Intro: Chiseled Box
How to make a simple wooden box by chiseling, so there's no joints to worry about.
It's pretty dang easy and doesn't take too much time to get done.
What you need:
- A chunk of wood thick enough to be a box
- A chisel
- Something to hit the chisel
- Something to sharpen the chisel
*added some extra info
Step 1: Boundaries
Hit the chisel straight into the face of the wood to mark the outline of the hole for the box.
Don't do it too hard, or the wood can split and mess everything up. The ends of the boundaries (lines crossing the grain of the wood perpendicular) need to be kinda deeper
Step 2: Chisel It Out
What you do is chisel ALONG the grain, towards the line you cut in. That perpindicular line acts like a stopping point for the chunk you're splitting off, so it only chunks off within the boundary instead of going all the way. Those boundaries are important: without 'em, the wood really likes to split all the way down when chiseled, which won't make a box. The removed chunk will be as wide as the chisel you're using and will stop at that boundary line so you'll get nice square edges.
You might need to keep digging the boundary line deeper as you remove more wood so it don't split the wood and break the wall of your box.
Just remember: when working with wood you don't get to cut however you want, you do what the wood wants. Follow the grain and don't do big risky cuts because the wood might split in a weird crooked way.
Also, keep the chisel sharp.
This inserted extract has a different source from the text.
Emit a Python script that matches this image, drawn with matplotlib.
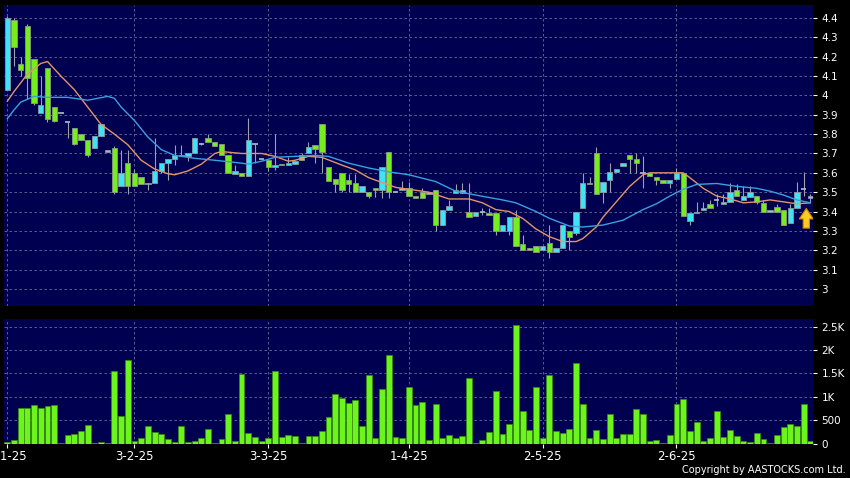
import numpy as np
import matplotlib
matplotlib.use("Agg")
from matplotlib import pyplot as plt
from matplotlib.patches import FancyArrowPatch

# daily candles, one per trading day (index 0 = first bar on the chart)
opens = [4.03, 4.39, 4.16, 4.36, 4.19, 3.91, 4.14, 3.94, 3.91, 3.86,
         3.83, 3.80, 3.77, 3.73, 3.79, 3.71, 3.73, 3.53, 3.65, 3.60,
         3.58, 3.54, 3.55, 3.61, 3.65, 3.67, 3.69, 3.685, 3.70, 3.75,
         3.78, 3.76, 3.75, 3.69, 3.595, 3.60, 3.585, 3.75, 3.67, 3.665,
         3.63, 3.645, 3.64, 3.645, 3.69, 3.70, 3.745, 3.85, 3.63, 3.57,
         3.60, 3.565, 3.55, 3.50, 3.50, 3.52, 3.51, 3.71, 3.50, 3.51,
         3.52, 3.48, 3.50, 3.49, 3.51, 3.33, 3.41, 3.495, 3.495, 3.40,
         3.375, 3.40, 3.39, 3.39, 3.30, 3.30, 3.37, 3.23, 3.21, 3.22,
         3.20, 3.24, 3.19, 3.21, 3.30, 3.29, 3.42, 3.55, 3.70, 3.50,
         3.565, 3.605, 3.635, 3.69, 3.67, 3.60, 3.60, 3.58, 3.565, 3.55,
         3.57, 3.60, 3.35, 3.39, 3.41, 3.44, 3.46, 3.44, 3.45, 3.51,
         3.46, 3.475, 3.48, 3.445, 3.40, 3.425, 3.41, 3.34, 3.42, 3.515,
         3.47]
highs = [4.41, 4.40, 4.20, 4.37, 4.19, 4.10, 4.14, 3.94, 3.91, 3.86,
         3.83, 3.80, 3.77, 3.79, 3.85, 3.72, 3.74, 3.72, 3.72, 3.62,
         3.58, 3.55, 3.78, 3.65, 3.67, 3.745, 3.745, 3.70, 3.78, 3.755,
         3.80, 3.76, 3.75, 3.69, 3.64, 3.60, 3.885, 3.75, 3.67, 3.665,
         3.80, 3.645, 3.68, 3.66, 3.70, 3.76, 3.745, 3.85, 3.63, 3.57,
         3.60, 3.595, 3.595, 3.53, 3.50, 3.52, 3.63, 3.71, 3.50, 3.56,
         3.555, 3.48, 3.52, 3.50, 3.51, 3.41, 3.46, 3.54, 3.55, 3.545,
         3.40, 3.42, 3.42, 3.39, 3.33, 3.37, 3.41, 3.28, 3.21, 3.22,
         3.22, 3.33, 3.21, 3.33, 3.30, 3.40, 3.60, 3.58, 3.735, 3.555,
         3.65, 3.62, 3.65, 3.69, 3.70, 3.685, 3.60, 3.58, 3.565, 3.565,
         3.625, 3.60, 3.39, 3.45, 3.45, 3.46, 3.49, 3.49, 3.545, 3.54,
         3.53, 3.53, 3.48, 3.46, 3.41, 3.44, 3.41, 3.44, 3.555, 3.605,
         3.49]
lows = [4.03, 4.15, 4.10, 3.98, 3.95, 3.91, 3.865, 3.86, 3.91, 3.78,
        3.745, 3.77, 3.68, 3.73, 3.79, 3.71, 3.49, 3.53, 3.49, 3.53,
        3.54, 3.51, 3.55, 3.60, 3.565, 3.64, 3.685, 3.66, 3.70, 3.745,
        3.76, 3.74, 3.69, 3.60, 3.595, 3.585, 3.585, 3.65, 3.67, 3.61,
        3.615, 3.64, 3.64, 3.645, 3.665, 3.70, 3.65, 3.60, 3.56, 3.50,
        3.50, 3.50, 3.50, 3.50, 3.47, 3.475, 3.47, 3.47, 3.50, 3.51,
        3.48, 3.47, 3.47, 3.49, 3.30, 3.33, 3.41, 3.495, 3.495, 3.37,
        3.375, 3.38, 3.38, 3.28, 3.30, 3.28, 3.22, 3.20, 3.20, 3.19,
        3.20, 3.16, 3.19, 3.21, 3.20, 3.28, 3.42, 3.54, 3.49, 3.445,
        3.50, 3.605, 3.635, 3.60, 3.60, 3.52, 3.585, 3.535, 3.55, 3.52,
        3.57, 3.375, 3.33, 3.39, 3.41, 3.42, 3.43, 3.44, 3.45, 3.48,
        3.46, 3.475, 3.44, 3.40, 3.40, 3.40, 3.33, 3.34, 3.42, 3.48,
        3.45]
closes = [4.40, 4.25, 4.13, 4.09, 3.96, 3.95, 3.88, 3.87, 3.91, 3.86,
          3.75, 3.77, 3.69, 3.79, 3.85, 3.72, 3.50, 3.60, 3.53, 3.53,
          3.54, 3.55, 3.61, 3.65, 3.67, 3.69, 3.685, 3.70, 3.78, 3.75,
          3.76, 3.74, 3.69, 3.60, 3.61, 3.585, 3.77, 3.75, 3.67, 3.63,
          3.64, 3.64, 3.65, 3.66, 3.665, 3.735, 3.725, 3.71, 3.56, 3.54,
          3.51, 3.54, 3.50, 3.53, 3.48, 3.51, 3.63, 3.50, 3.50, 3.52,
          3.48, 3.47, 3.47, 3.50, 3.33, 3.41, 3.43, 3.51, 3.51, 3.37,
          3.40, 3.40, 3.38, 3.30, 3.33, 3.37, 3.22, 3.20, 3.20, 3.19,
          3.22, 3.19, 3.21, 3.33, 3.27, 3.40, 3.55, 3.54, 3.49, 3.555,
          3.605, 3.62, 3.65, 3.67, 3.65, 3.60, 3.585, 3.565, 3.55, 3.565,
          3.60, 3.375, 3.39, 3.40, 3.42, 3.42, 3.46, 3.45, 3.50, 3.48,
          3.48, 3.50, 3.45, 3.40, 3.41, 3.40, 3.33, 3.42, 3.50, 3.515,
          3.48]
volumes = [28, 71, 756, 750, 814, 764, 793, 814, 10, 178,
           200, 278, 392, 10, 28, 20, 1543, 578, 1785, 64,
           107, 371, 250, 193, 93, 28, 385, 28, 57, 107,
           307, 14, 93, 621, 50, 1492, 228, 135, 50, 107,
           1543, 135, 185, 164, 21, 150, 164, 264, 557, 1050,
           971, 864, 936, 371, 1471, 121, 1157, 1885, 135, 107,
           1207, 821, 893, 78, 842, 107, 178, 107, 150, 1393,
           15, 78, 250, 1121, 200, 407, 2535, 700, 285, 1200,
           107, 1464, 271, 214, 300, 1728, 835, 107, 285, 93,
           628, 107, 193, 200, 736, 628, 50, 71, 21, 178,
           842, 950, 264, 464, 50, 107, 693, 142, 292, 171,
           43, 36, 228, 93, 21, 185, 350, 407, 378, 835,
           43]

# moving averages (bar index, price)
ma_short_idx = [0, 1, 3, 5, 6, 8, 10, 12, 14, 16, 18, 20, 22, 24, 25, 27, 29,
                31, 32, 35, 38, 40, 42, 43, 45, 47, 50, 52, 54, 56, 58, 60, 63,
                66, 69, 71, 73, 75, 77, 79, 81, 83, 85, 86, 87, 88, 89, 90, 91,
                92, 93, 94, 95, 96, 100, 101, 102, 104, 106, 108, 110, 112, 114,
                116, 118, 120]
ma_short = [3.97, 4.02, 4.11, 4.165, 4.175, 4.10, 4.03, 3.94, 3.85, 3.80,
            3.745, 3.665, 3.62, 3.595, 3.59, 3.61, 3.645, 3.70, 3.71, 3.70,
            3.70, 3.685, 3.66, 3.665, 3.685, 3.68, 3.64, 3.615, 3.575, 3.55,
            3.525, 3.515, 3.50, 3.465, 3.465, 3.445, 3.41, 3.40, 3.365, 3.31,
            3.27, 3.245, 3.245, 3.26, 3.29, 3.32, 3.37, 3.41, 3.45, 3.49,
            3.53, 3.56, 3.59, 3.60, 3.60, 3.60, 3.575, 3.52, 3.48, 3.465,
            3.445, 3.45, 3.46, 3.45, 3.44, 3.445]
ma_long_idx = [0, 1, 2, 4, 6, 9, 12, 15, 16, 17, 19, 21, 23, 25, 28, 31, 35,
               36, 38, 40, 43, 46, 48, 51, 54, 57, 60, 64, 67, 70, 74, 76, 79,
               81, 84, 86, 89, 92, 95, 97, 99, 101, 103, 106, 109, 112, 114,
               116, 118, 120]
ma_long = [3.88, 3.925, 3.965, 3.995, 3.99, 3.99, 3.975, 3.995, 3.985, 3.94,
           3.87, 3.785, 3.72, 3.69, 3.675, 3.665, 3.65, 3.645, 3.66, 3.68,
           3.685, 3.69, 3.685, 3.65, 3.625, 3.605, 3.59, 3.555, 3.505, 3.485,
           3.46, 3.445, 3.40, 3.365, 3.325, 3.32, 3.33, 3.355, 3.41, 3.44,
           3.48, 3.515, 3.54, 3.545, 3.53, 3.52, 3.505, 3.485, 3.46, 3.445]

date_idx = [0, 19, 39, 60, 80, 100]
date_labels = ["2-1-25", "3-2-25", "3-3-25", "1-4-25", "2-5-25", "2-6-25"]

price_ticks = np.round(np.arange(3.0, 4.41, 0.1), 1)
vol_ticks = [0, 500, 1000, 1500, 2000, 2500]
vol_labels = ["0", "500", "1K", "1.5K", "2K", "2.5K"]

UP = "#3ee4f4"
DOWN = "#74ee1c"
PANEL = "#000050"
GRID = "#6a6a9a"

fig = plt.figure(figsize=(8.5, 4.78), dpi=100, facecolor="black")
ax = fig.add_axes([4 / 850, 1 - 306 / 478, 809 / 850, 301 / 478])
axv = fig.add_axes([4 / 850, 1 - 443.5 / 478, 809 / 850, 124.5 / 478])

n = np.arange(len(closes))
o = np.array(opens)
c = np.array(closes)

# wicks
ax.vlines(n, lows, highs, color="#a0a0a8", linewidth=0.8, zorder=2)

# bodies
up = c > o
down = c < o
flat = c == o
ax.bar(n[up], (c - o)[up], bottom=o[up], width=0.8, color=UP,
       edgecolor="#8a9aa0", linewidth=0.6, zorder=3)
ax.bar(n[down], (o - c)[down], bottom=c[down], width=0.8, color=DOWN,
       edgecolor="#8a9a80", linewidth=0.6, zorder=3)
ax.hlines(c[flat], n[flat] - 0.4, n[flat] + 0.4, color="#b0c0c8",
          linewidth=1.2, zorder=3)

ax.plot(ma_short_idx, ma_short, color="#e49468", linewidth=1.0, zorder=4)
ax.plot(ma_long_idx, ma_long, color="#3aa0e0", linewidth=1.0, zorder=4)

# yellow arrow on the last bars
arrow = FancyArrowPatch((119.4, 3.30), (119.4, 3.43),
                        arrowstyle="simple,head_width=1.0,head_length=0.75,tail_width=0.45",
                        mutation_scale=10, fc="#ffcc22", ec="#d08a00",
                        linewidth=0.8, zorder=5)
ax.add_patch(arrow)

axv.bar(n, volumes, width=0.88, color="#6cf51c", edgecolor="#3a8a10",
        linewidth=0.5, zorder=3)

for a in (ax, axv):
    a.set_facecolor(PANEL)
    for s in a.spines.values():
        s.set_visible(False)
    a.set_xlim(-0.5, 120.4)
    a.yaxis.tick_right()
    a.set_xticks(date_idx)
    a.grid(True, color=GRID, linestyle=(0, (3, 3)), linewidth=0.6)
    a.set_axisbelow(True)
    a.tick_params(axis="y", colors="white", labelsize=7.5, length=3,
                  width=0.8, pad=3)

ax.set_ylim(2.912, 4.467)
ax.set_yticks(price_ticks)
ax.set_yticklabels([f"{v:g}" for v in price_ticks])
ax.tick_params(axis="x", length=0, labelbottom=False)

axv.set_ylim(0, 2664)
axv.set_yticks(vol_ticks)
axv.set_yticklabels(vol_labels)
axv.set_xticklabels(date_labels)
axv.tick_params(axis="x", colors="white", labelsize=8.5, length=3,
                width=0.8, pad=2)

fig.text(0.995, 0.006, "Copyright by AASTOCKS.com Ltd.", ha="right",
         va="bottom", color="white", fontsize=7)

fig.savefig("out.png", dpi=100, facecolor="black")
Dull chisels smash and break the grain instead of cutting through it, which give ugly nonsmooth edges. The cross-grain walls of the box might be hard to smoothen up on the inside because of this.
Step 3: Box
Once everything's squared out, you're good to go. You can carve pictures on the sides, sand it up, paint it, dip it in chocolate, or do whatever else you wanna do. Now you have somewhere to store your pennies or pour your cereal.
Step 4: Extra Info...
The first pictured box I just made real quick for an example. Numba Two is my first try at boxing (which proves that you can get pretty good results without experience, because I just bought the chisels and didn't know what was going on). I lernt some good info in between making these:
- Wood Type is important. The first time, I used Mesquite since I just finished cutting a bunch of thick branches. The second box is some random crap from the culled lumber pile at Home Depot. Mesquite and other hardwoods are HARD to chisel and the first one was a pain in the neck, but gets good quality. The second one (softwood) was like cuttin' through butter, but splits a lot so you gotta be careful.
- Cheap Shiny Effect: I had some wood glue handy and used it to paint the box for some reason. When it dries, it gave it a shiny yellowish color (as you can see, the older box has a ton on it)
- Making a Lid: The best way to do this is to have the box and lid made from the same chunk of wood (splot it in half and use each half for box and lid) so they're guaranteed to fit nice. I didn't, because I didn't think of making a lid until later, so I had to trim up another piece until it fit close enough. What you do is the reverse of how you make the box: do a boundary the same size as the box's hole and cut around instead of inside it, so the middle sticks out. This keeps the lid secure on da box.
- Designs: Chisel into the wood slightly slanted one way then the other to get a sorta v-shaped groove. Wide chisels are nice for long, straight lines.
- Cool, Fancy Boxes: For a cool natural look, you can just cut the hole straight into a branch or something and leave the bark. The first box was like that, but I trimmed it down square to make it "boxy". Just got the idea 'cuz my aunt got disappointed when I squared itmup since she thought it'd be a cool branch-box.